Before visiting teams can be entertained, changing rooms will have to be provided and there is a long-term plan to provide a second pitch for the village youth club which is enthusiastically supported.
Achievements of Mulbarton United:
(Base on Wymondham & Attleborough Mercury, Friday 13th April 1984)
After its re-formation in the early '60s, United entered the Norwich and District League and won the third division at their first attempt and followed this with the second division title. They were then in the first division for 12 years with a championship win in 1969-70 and runners-up position for 1963-64, 1968-69 and 1972-73 to show for their efforts.
The reserves were formed in 1964-65 and a Sunday team in youth football in 1971-72, which graduated to South Norfolk League 1973-74. The club were offered a place in the new Division Four of the Anglian Combination for the 1966-67 season but lack of facilities caused them to miss out on that occasion. They were elected to fill a vacancy for the 1975-76 season and finished seventh in their initial season.
Mulbarton won the Norfolk Junior Cup at Carrow Road and came top of Anglian Combination Division Four in 1983-4 (above).
Anglian Combination Division Three runners-up 1984-5
Anglian Combination Division Two winners 1989-90
Anglian Combination Division One runners-up 1990-91
Anglian Combination Premier Division runners-up 1991-2
Anglian Combination champions 1992-3: "retiring manager Dave Bedson has guided United to the league's ultimate prize - the Sterry Cup"
But in 1992-3 the decision to pay players caused a rift in the club and some long-standing helpers and key players bowed out. Mulbarton United folded - but Mulbarton football was not finished: already Mulbarton Wanderers & Belles were becoming established with truly local teams for youngsters of all ages, including girls and women. Among their many achievements, they were the first ever team to receive a Grass Roots award, which was presented by Kevin Keegan when he was the England manager. Soon, they were playing on the Common and on Mulberry Park and continue to go from strength to strength.
For more information on football today go to the Wanderers & Bells website
Maurice 'Monty' Norman
Mulbarton's sporting hero
Maurice Norman was born and bred in Mulbarton. His place in the history of football came through his transfer from Norwich City to Tottenham Hotspur who were, at that time, one of Europe's top teams. 'Monty' had been a farmhand on White's farm at Braconash and lived with his Dad Billy, Mum Trixie, and sister Maureen in his young days in a cottage next to the Village Pond. It was rumoured that when he was sent to bed for some misdemeanour that he shinned down the drainpipe to join the rest of us on the Common and joined in for a game of football.
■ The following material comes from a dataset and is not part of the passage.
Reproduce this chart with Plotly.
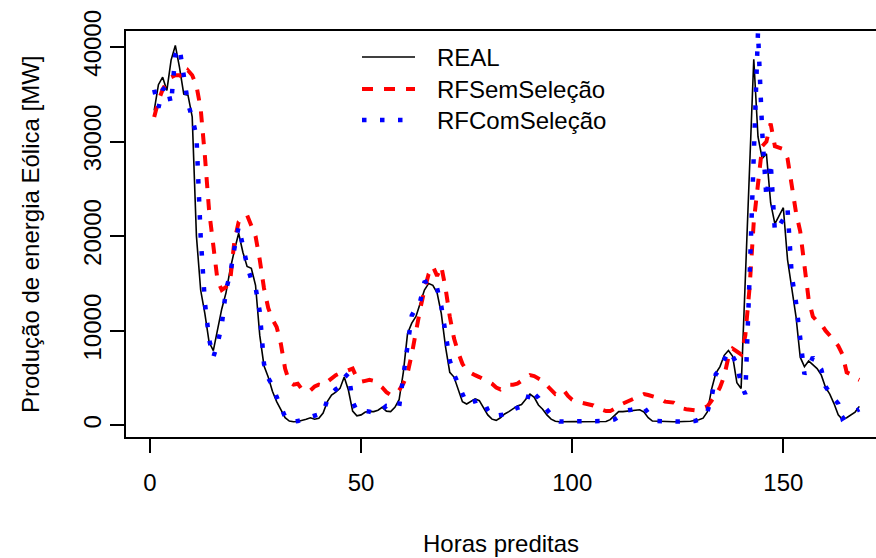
import plotly.graph_objects as go

# Hourly wind-power production over the prediction horizon (MW)
horas = list(range(1, 169))

real = [
    33300, 36000, 36800, 35400, 38600, 40150, 37800, 35000, 34900, 32600,
    20000, 14300, 11800, 8800, 7900, 10000, 12300, 14000, 16500, 18500,
    20300, 18300, 16800, 16600, 14800, 9500, 6300, 5100, 3600, 2500,
    1600, 800, 450, 380, 400, 500, 650, 800, 650, 750,
    1300, 2500, 3200, 3500, 3900, 5100, 3700, 1500, 1000, 1100,
    1400, 1450, 1450, 1600, 1900, 1500, 1450, 1900, 2700, 5600,
    9700, 10800, 11500, 12900, 14300, 15000, 14800, 14000, 11800, 8300,
    5600, 5100, 3700, 2500, 2250, 2500, 2800, 2600, 1900, 1100,
    650, 520, 800, 1200, 1450, 1800, 2050, 2200, 2800, 3300,
    2950, 2150, 1700, 1100, 650, 420, 380, 400, 420, 400,
    390, 380, 380, 370, 360, 360, 370, 400, 600, 1050,
    1450, 1450, 1500, 1520, 1560, 1650, 1400, 800, 450, 420,
    420, 410, 390, 370, 380, 390, 400, 430, 500, 580,
    750, 1400, 3800, 5500, 6200, 7400, 7900, 7300, 4500, 3900,
    15500, 27000, 38700, 30500, 28200, 28700, 23500, 21300, 22200, 23000,
    17500, 14500, 11500, 7200, 6200, 6800, 6400, 6000, 5300, 4000,
    3300, 2300, 1100, 600, 800, 1100, 1400, 2000,
]

rf_sem_selecao = [
    32600, 34300, 35500, 36300, 36800, 37000, 37000, 36700, 37500, 37000,
    35900, 33500, 28500, 22700, 19000, 15300, 14300, 14600, 15300, 19500,
    21500, 22000, 22200, 21200, 20000, 17500, 14500, 12400, 11200, 10400,
    8600, 6000, 4600, 4300, 4400, 3800, 3600, 3700, 4100, 4300,
    4200, 4600, 5000, 5300, 5500, 5700, 5900, 6000, 5000, 4600,
    4700, 4800, 4700, 4400, 4000, 3500, 3200, 3300, 3700, 4400,
    5500, 7500, 10000, 12300, 14300, 16000, 16800, 15800, 16800, 14500,
    11500, 9200, 7700, 6500, 5800, 5500, 5300, 5100, 4900, 4700,
    4400, 4000, 3800, 4100, 4300, 4300, 4400, 4700, 5000, 5300,
    5200, 4900, 4700, 4200, 3700, 3300, 3400, 3700, 3100, 2700,
    2500, 2400, 2300, 2200, 2100, 1800, 1600, 1500, 1500, 1700,
    2000, 2300, 2500, 2700, 2900, 3100, 3300, 3200, 3100, 3000,
    2800, 2500, 2500, 2400, 2100, 1800, 1700, 1600, 1600, 1700,
    1800, 2000, 2600, 3200, 4000, 5200, 7200, 8100, 7800, 7500,
    9500, 14500, 21500, 26000, 29500, 30000, 31900, 29500, 29300, 29200,
    28200, 25000, 22500, 20500, 16500, 13300, 11500, 11000, 10700, 10000,
    9500, 8900, 8400, 7500, 5600, 5400, 5000, 4800,
]

rf_com_selecao = [
    35460, 33560, 35460, 35900, 33980, 39160, 39900, 37000, 34000, 32500,
    30600, 20000, 13000, 9100, 7200, 8600, 10600, 14300, 16000, 18700,
    21000, 19000, 16900, 15400, 14600, 12000, 6500, 5000, 4200, 3000,
    1800, 900, 450, 380, 450, 550, 700, 880, 1000, 1100,
    1300, 2700, 3400, 3800, 4100, 5000, 5500, 2500, 1500, 1550,
    1550, 1450, 1300, 1400, 1700, 2050, 2000, 1950, 1940, 5200,
    8400, 11600, 12400, 13100, 15100, 15300, 15200, 14500, 12600, 10000,
    6870, 5400, 4300, 3400, 2300, 2400, 2550, 2700, 2600, 1600,
    950, 1000, 1100, 1150, 1500, 1700, 1850, 1950, 2050, 3800,
    3300, 2900, 2200, 1600, 1000, 550, 400, 400, 400, 420,
    430, 420, 400, 390, 380, 380, 400, 450, 520, 620,
    900, 1300, 1580, 1650, 1750, 1850, 1900, 1300, 700, 450,
    420, 400, 390, 380, 390, 400, 410, 420, 450, 600,
    900, 1400, 2900, 5400, 5900, 6900, 7850, 7300, 6500, 4300,
    3300, 15500, 28000, 41600, 31000, 24000, 27800, 20500, 21100, 21800,
    22900, 15800, 13000, 9300, 5400, 6200, 7200, 6500, 5900, 4100,
    3400, 2800, 2300, 700, 1000, 1300, 1500, 1700,
]

x_ticks = [0, 50, 100, 150]
y_ticks = [0, 10000, 20000, 30000, 40000]

FONT = "Liberation Sans, Arial, Helvetica, sans-serif"

# Line styles shared by the traces and the legend keys
styles = {
    "REAL": dict(color="black", width=1.6),
    "RFSemSeleção": dict(color="#ff0000", width=4, dash="11px,11px"),
    "RFComSeleção": dict(color="#0000ff", width=4.5, dash="4.5px,13.5px"),
}
series = [("REAL", real), ("RFSemSeleção", rf_sem_selecao), ("RFComSeleção", rf_com_selecao)]

fig = go.Figure()
for name, values in series:
    fig.add_trace(go.Scatter(x=horas, y=values, mode="lines", name=name,
                             line=styles[name], showlegend=False))

# Plot area in pixels: x 126..876, y 31..437
PL, PR, PT, PB = 126, 876, 31, 437


def px_x(p):
    return (p - PL) / (PR - PL)


def px_y(p):
    return (PB - p) / (PB - PT)


# Borderless legend at the top centre of the plot
legend_rows = [57, 89, 120]
shapes = []
annotations = []
for (name, _), row in zip(series, legend_rows):
    shapes.append(dict(type="line", xref="paper", yref="paper",
                       x0=px_x(362), x1=px_x(415), y0=px_y(row), y1=px_y(row),
                       line=styles[name]))
    annotations.append(dict(text=name, xref="paper", yref="paper",
                            x=px_x(435), y=px_y(row), xanchor="left", yanchor="middle",
                            showarrow=False, font=dict(family=FONT, size=24, color="black")))

annotations += [
    dict(text="Horas preditas", xref="paper", yref="paper", x=0.5, y=0,
         xanchor="center", yanchor="middle", yshift=-106, showarrow=False,
         font=dict(family=FONT, size=24, color="black")),
    dict(text="Produção de energia Eólica [MW]", xref="paper", yref="paper",
         x=0, y=0.5, xanchor="center", yanchor="middle", xshift=-96,
         textangle=-90, showarrow=False,
         font=dict(family=FONT, size=24, color="black")),
]

fig.update_layout(
    width=876, height=558,
    margin=dict(l=PL, r=0, t=PT, b=558 - PB),
    paper_bgcolor="white", plot_bgcolor="white",
    font=dict(family=FONT, size=24, color="black"),
    showlegend=False,
    xaxis=dict(
        range=[-5.68, 171.95], tickvals=x_ticks, ticktext=[str(v) for v in x_ticks],
        showgrid=False, zeroline=False,
        showline=True, linecolor="black", linewidth=1.5, mirror=True,
        ticks="outside", ticklen=14, tickwidth=1.5, tickcolor="black",
        ticklabelstandoff=9,
        tickfont=dict(family=FONT, size=24, color="black"),
    ),
    yaxis=dict(
        range=[-1236, 41680], tickvals=y_ticks, ticktext=[str(v) for v in y_ticks],
        showgrid=False, zeroline=False,
        showline=True, linecolor="black", linewidth=1.5, mirror=False,
        ticks="outside", ticklen=14, tickwidth=1.5, tickcolor="black",
        tickangle=-90,
        tickfont=dict(family=FONT, size=24, color="black"),
    ),
    shapes=shapes,
    annotations=annotations,
)

fig.write_html("out.html")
Photo above of Mulbarton Senior Team 1946-7, standing L>R Maurice ('Monty') Norman; Jimmy Abendroth; Rex Bulcock; Charlie Oakley; Ben Cook; George Parfitt. Front row: Tony Smith; twin (Pat ?) Parfitt; Cliff Allison; Michael Parfitt; twin (Peter?) Parfitt (Photo contributed by Maurice Norman)
the early 1950s the family moved to Birchfield Lane. Maurice had a trial at
Norwich City who signed him on. In time he made it into the League team and
came under the scrutiny of the bigtime teams. Jimmy Adamson of Spurs was the
man who was to arrange Montys transfer.
In 1955 he arranged the deal which saw
Irishman Johnny Gavin return to Norwich together with a payment in the region
of £18000 with Maurice going to Spurs. Within a year Monty had won 3
International caps for England at Under 23 level.
Despite continually being mentioned for full International honours it was not
until 1962 that the breakthrough came. What a break it was! Monty was picked for the South American tour taking in the 1962
World Cup. His first match was beside another debut maker ‑ the great Bobby
Moore against Peru. Throughout 1962, 1963 and in 1964 Monty played 23 times for
For Spurs Monty Norman started as a fullback in November 1955 and totalled 357 League matches, scoring 16 goals before his injury left him unable to continue as a footballer. In the F. A. Cup he played 37 games netting twice. Monty played 17 games in European Competitions (getting one goal) and also appeared in 42 other matches for Tottenham. In November 1965, just 11 years after joining Spurs, a friendly match was arranged between Tottenham and a Hungarian XI - it was Monty's last match. He broke his left leg and was under treatment for almost two years before it was announced he would never play football again.
Monty had been a member of the illustrious team who achieved
the League and Cup double in 1960/61 and was in the 1961/62 Cup winning team.
1963 he was a player in a 5 ‑ 1 winning
Spurs team against Athletico Madrid in the European Cup Winners Cup.
It is interesting to record that in 1955, from the transfer
fee of £18,000, Norwich City gave Mulbarton & Swardeston FC a set of red
& black quartered shirts and four new footballs. It is also said that the
transfer fee paid for floodlighting at the Norwich City ground.